Critiques

Membrane : Troublant avenir

© Maxim Paré Fortin

Le roman de science-fiction queer Membrane du Taiwanais Chi Ta-wei (1995) a inspiré à Cédric Delorme-Bouchard un spectacle d’une grande beauté, à la langue riche et annonçant de terrifiantes perspectives pour l’avenir de l’humanité. Après l’adaptation d’un autre excellent roman futuriste, Les employés d’Olga Ravn, également présentée au Prospero il y a près d’un an, le metteur en scène-scénographe-concepteur démontre toute l’étendue de son talent.

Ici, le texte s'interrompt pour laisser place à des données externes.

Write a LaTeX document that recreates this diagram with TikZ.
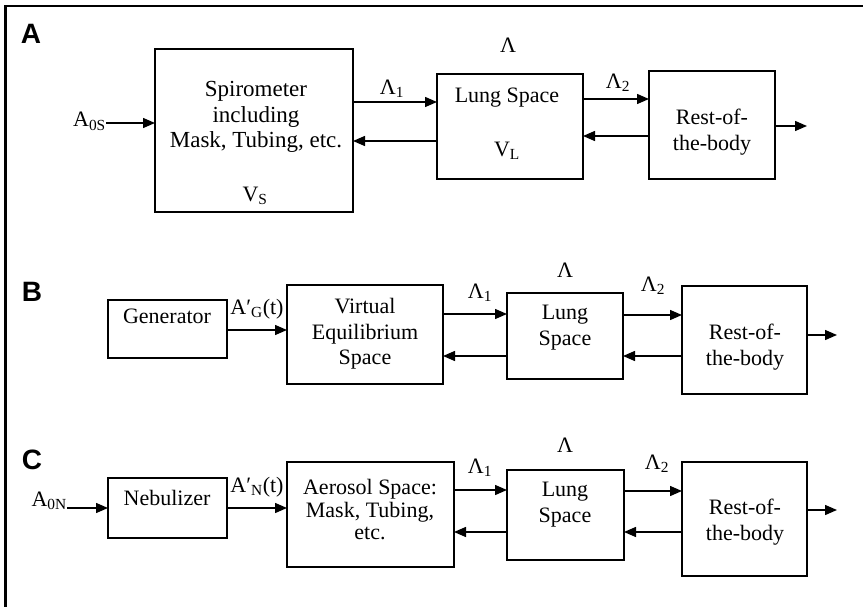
\documentclass[tikz,border=0pt]{standalone}
\usepackage{fontspec}
\setmainfont{Liberation Serif}
\newfontfamily\panelfont{Liberation Sans}
\usetikzlibrary{arrows.meta}
\tikzset{
  blk/.style={draw, line width=1.5pt, inner sep=0pt, outer sep=0pt},
  txt/.style={font=\fontsize{22}{25.5}\selectfont, inner sep=0pt, align=center},
  txtspiro/.style={font=\fontsize{23}{25.5}\selectfont, inner sep=0pt, align=center},
  txtrest/.style={font=\fontsize{22}{26.5}\selectfont, inner sep=0pt, align=center},
  txtaero/.style={font=\fontsize{22}{22.5}\selectfont, inner sep=0pt, align=center},
  lbl/.style={font=\fontsize{22}{25}\selectfont, inner sep=0pt},
  panel/.style={font=\panelfont\bfseries\fontsize{28}{28}\selectfont, inner sep=0pt},
  arr/.style={line width=1.4pt, -{Triangle[length=12pt,width=10pt]}},
  frame/.style={line width=2.6pt}
}
\newcommand\mybox[5]{\node[blk, minimum width={(#4-#2)*1pt}, minimum height={(#5-#3)*1pt}] (#1) at ({(#2+#4)/2},{(#3+#5)/2}) {};}
\begin{document}
\begin{tikzpicture}[x=1pt,y=-1pt]
\useasboundingbox (0,0) rectangle (863,607);
\fill[white] (0,0) rectangle (863,607);
\draw[frame] (5.5,607) -- (5.5,6) -- (863,6);

% ---------- Panel A ----------
\node[panel] (pa) at (31,34) {A};
\mybox{spiro}{155}{49}{353}{212}
\node[txtspiro] (spirot) at (256,117) {Spirometer\\including\\Mask, Tubing, etc.};
\node[lbl] (vs) at (255,196) {V\textsubscript{S}};
\node[lbl, anchor=base east] (a0s) at (106,127) {A\textsubscript{0S}};
\draw[arr] (a0s.east |- 0,123) -- (spiro.west |- 0,123);
\mybox{lungA}{437}{74}{583}{179}
\node[lbl] (lungAt) at (507,98) {Lung Space};
\node[lbl] (vl) at (507,151) {V\textsubscript{L}};
\node[lbl] (lamA) at (508,45) {Λ};
\node[lbl] (lamoneA) at (392,89) {Λ\textsubscript{1}};
\draw[arr] (spiro.east |- 0,102) -- (lungA.west |- 0,102);
\draw[arr] (lungA.west |- 0,141) -- (spiro.east |- 0,141);
\mybox{restA}{649}{71}{775}{179}
\node[txtrest] (restAt) at (712,132) {Rest-of-\\the-body};
\node[lbl] (lamtwoA) at (618,83) {Λ\textsubscript{2}};
\draw[arr] (lungA.east |- 0,99) -- (restA.west |- 0,99);
\draw[arr] (restA.west |- 0,136) -- (lungA.east |- 0,136);
\coordinate (outA) at (807,126);
\draw[arr] (restA.east |- outA) -- (outA);

% ---------- Panel B ----------
\node[panel] (pb) at (32,292) {B};
\mybox{gen}{108}{300}{227}{358}
\node[lbl] (gent) at (167,316.5) {Generator};
\node[lbl, anchor=base] (agt) at (257,314) {A′\textsubscript{G}(t)};
\mybox{veq}{287}{285}{443}{384}
\node[txt] (veqt) at (365,334) {Virtual\\Equilibrium\\Space};
\draw[arr] (gen.east |- 0,330) -- (veq.west |- 0,330);
\mybox{lungB}{507}{293}{623}{379}
\node[txt] (lungBt) at (565,327.5) {Lung\\Space};
\node[lbl] (lamB) at (565,270) {Λ};
\node[lbl] (lamoneB) at (480,293) {Λ\textsubscript{1}};
\draw[arr] (veq.east |- 0,314) -- (lungB.west |- 0,314);
\draw[arr] (lungB.west |- 0,356) -- (veq.east |- 0,356);
\mybox{restB}{682}{286}{807}{394}
\node[txtrest] (restBt) at (745,347) {Rest-of-\\the-body};
\node[lbl] (lamtwoB) at (653,286) {Λ\textsubscript{2}};
\draw[arr] (lungB.east |- 0,315) -- (restB.west |- 0,315);
\draw[arr] (restB.west |- 0,356) -- (lungB.east |- 0,356);
\coordinate (outB) at (837,335);
\draw[arr] (restB.east |- outB) -- (outB);

% ---------- Panel C ----------
\node[panel] (pc) at (32,460) {C};
\node[lbl, anchor=base east] (a0n) at (67,506) {A\textsubscript{0N}};
\mybox{neb}{108}{478}{227}{538}
\node[lbl] (nebt) at (167,497.5) {Nebulizer};
\draw[arr] (a0n.east |- 0,508) -- (neb.west |- 0,508);
\node[lbl, anchor=base] (ant) at (257,492) {A′\textsubscript{N}(t)};
\mybox{aero}{287}{462}{454}{567}
\node[txtaero] (aerot) at (370,510) {Aerosol Space:\\Mask, Tubing,\\etc.};
\draw[arr] (neb.east |- 0,508) -- (aero.west |- 0,508);
\mybox{lungC}{507}{470}{624}{560}
\node[txt] (lungCt) at (565,504.5) {Lung\\Space};
\node[lbl] (lamC) at (565,445) {Λ};
\node[lbl] (lamoneC) at (480,468) {Λ\textsubscript{1}};
\draw[arr] (aero.east |- 0,490) -- (lungC.west |- 0,490);
\draw[arr] (lungC.west |- 0,532) -- (aero.east |- 0,532);
\mybox{restC}{682}{462}{807}{576}
\node[txtrest] (restCt) at (745,522) {Rest-of-\\the-body};
\node[lbl] (lamtwoC) at (657,464) {Λ\textsubscript{2}};
\draw[arr] (lungC.east |- 0,491) -- (restC.west |- 0,491);
\draw[arr] (restC.west |- 0,532) -- (lungC.east |- 0,532);
\coordinate (outC) at (837,510);
\draw[arr] (restC.east |- outC) -- (outC);
\end{tikzpicture}
\end{document}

Dans cet avenir troublant, les humains vivent sous l’eau en raison d’une surface terrestre inhabitable. La question de genre y est chose du passé puisque les citoyen·nes peuvent changer de sexe à souhait aussi bien que fusionner avec des humanoïdes pour prolonger leur vie. Le personnage principal, Momo, qui a souffert très jeune d’une grave maladie et qui a été séparé longtemps de sa mère, travaille comme esthéticienne. Elle applique sur la peau une membrane protectrice, une technologie avancée lui permettant d’avoir accès aux souvenirs et aux pensées de ses client∙es. À l’aube de ses 30 ans, Momo s’apprête à revoir sa mère pour la première fois en 20 ans.

L’astucieuse dramaturgie développée par Rébecca Déraspe et William Durbau transpose admirablement une écriture tantôt philosophique, tantôt poétique en monologues, dialogues et voix off donnant du rythme au texte et de l’ampleur aux propos. Il y est question d’identité, de genre, d’une relation mère-fille et de la nature humaine. Plus précisément du besoin de rapports intimes, du toucher comme langage et des émotions trop souvent réfrénées dans cet univers emprisonné sous l’eau.

© Maxim Paré Fortin

Les interprètes excellent à rendre avec justesse cette partition difficile, très (trop ?) souvent descriptive. Il s’en dégage un certain côté cérébral, froid, mais qui convient au climat anxiogène dans lequel évoluent les personnages. Cédric Delorme-Bouchard démontre d’ailleurs qu’il maîtrise de mieux en mieux la direction d’acteurs et d’actrices. En outre, ses idées de scénographie, décor nu fait de murs carrelés, et de lumière, explorant tout le spectre des couleurs avec un néon suspendu qui délimite un espace de jeu au centre du plateau, en imposent encore une fois.

Marie-Audrey Jacques signe, pour sa part, des costumes hallucinants. En complément de cette intelligente création, la conception sonore de Simon Gauthier, faite de fragments, de bruitage et d’extraits de musique, intervient pendant presque toute la représentation, ajoutant une couche de profondeur au récit qui se termine sur une note bouleversante.

Bref, Membrane nourrit l’esprit et transperce la peau pour aviver nos craintes face à l’avenir. Que restera-t-il des humains si l’on continue de détruire la planète ? Que restera-t-il d’humain quand la vie deviendra superficielle et mensongère, sous le poids de la technologie ? Que sera la vie sans visage et sans corps ? Le miroir tendu par Cédric Delorme-Bouchard fait frémir.

© Maxim Paré Fortin

Membrane

Texte : Chi Ta-wei. Adaptation : Rébecca Déraspe. Mise en scène : Cédric Delorme-Bouchard. Scénographie : Cédric Delorme-Bouchard. Lumière : Cédric Delorme-Bouchard. Costumes : Marie-Audrey Jacques. Accessoires et effets spéciaux : Olivier Proulx. Conception sonore : Simon Gauthier. Dramaturgie : William Durbau. Mouvements : Danielle Lecourtois. Assistance à la mise en scène : Sandy Caron. Conception vidéo et régie : Samuel Boucher. Direction technique : Michel Saint-Amand. Direction de production : Catherine Comeau. Avec Amélie Trottier, Evelyne de la Chenelière, Pascale Drevillon, Marie-Christine Lê-Huu, Sébastien René et Ines Talbi. Une création du Prospero et de Chambre noire en collaboration avec le Trillium, présentée au Théâtre Prospero jusqu’au 10 février 2024.